I suppose there are two ways to read McCain. The charitable take would say she’s shining a light on the problem and, especially in that last sentence, offering up a fairly pointed hint at what the solution looks like.
A more critical reading might argue that this isn’t something that was done to Christians, it was a path Christians chose, that they chose willingly and gleefully and that, most importantly, they’re still choosing. Pay attention to the results of the upcoming special election in Alabama if you need evidence.
A more critical reading might wonder why she soft-pedals the conclusion.
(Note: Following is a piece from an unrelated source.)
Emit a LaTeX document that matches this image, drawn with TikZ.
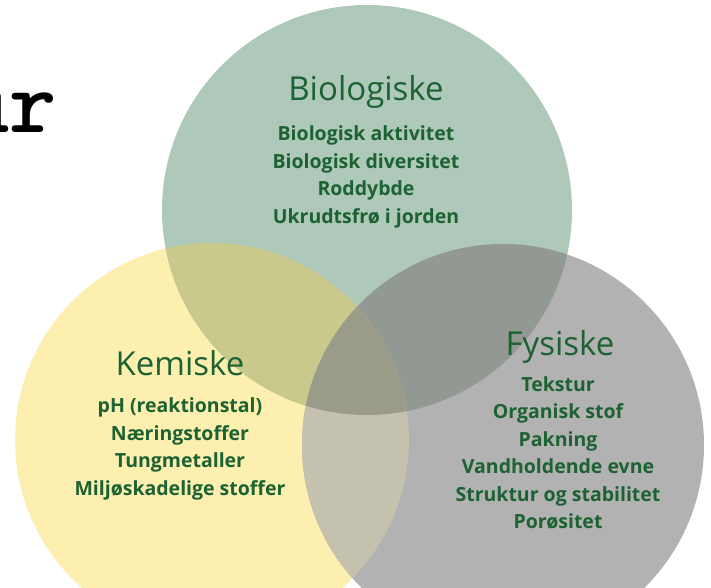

Does the case she lays out not justify a pretty clear call to action?
A more critical reading might point out that something has gone terribly wrong if any of this even needs saying, because people truly familiar with the word of God would never have abandoned their souls so willingly to begin with.
A more critical reading might draw a line in the sand and say no, you get no points for figuring out in 2017 what was brutally obvious in 1984, if not earlier.
A more critical reading might say fine – show me. You have much to atone for. If you want me to believe you’re a Christian, you need to spend a few decades showing me you’re a Christian. Start with Roy Moore. Then next year show the GOP you aren’t trained seals and vote for candidates whose policies are consistent with the values taught by Jesus Christ. Get out your Bibles, flip to the New Testament, and read those red letter passages. Do you not believe Jesus Christ MEANT what he said?!
Then, come 2020, if you support Donald Trump again, you can shut up forever. You do not know Christ, and come Judgment Day He will not know you.
In the end, a lament over what “Christians” have become is not the same as a call to change. And Matthew 7:16 is not ambiguous: “Ye shall know them by their fruits.”
Your words no longer matter, fake Christians, and unless you get serious about atoning with your actions, your name will not be found written in the Book of Life.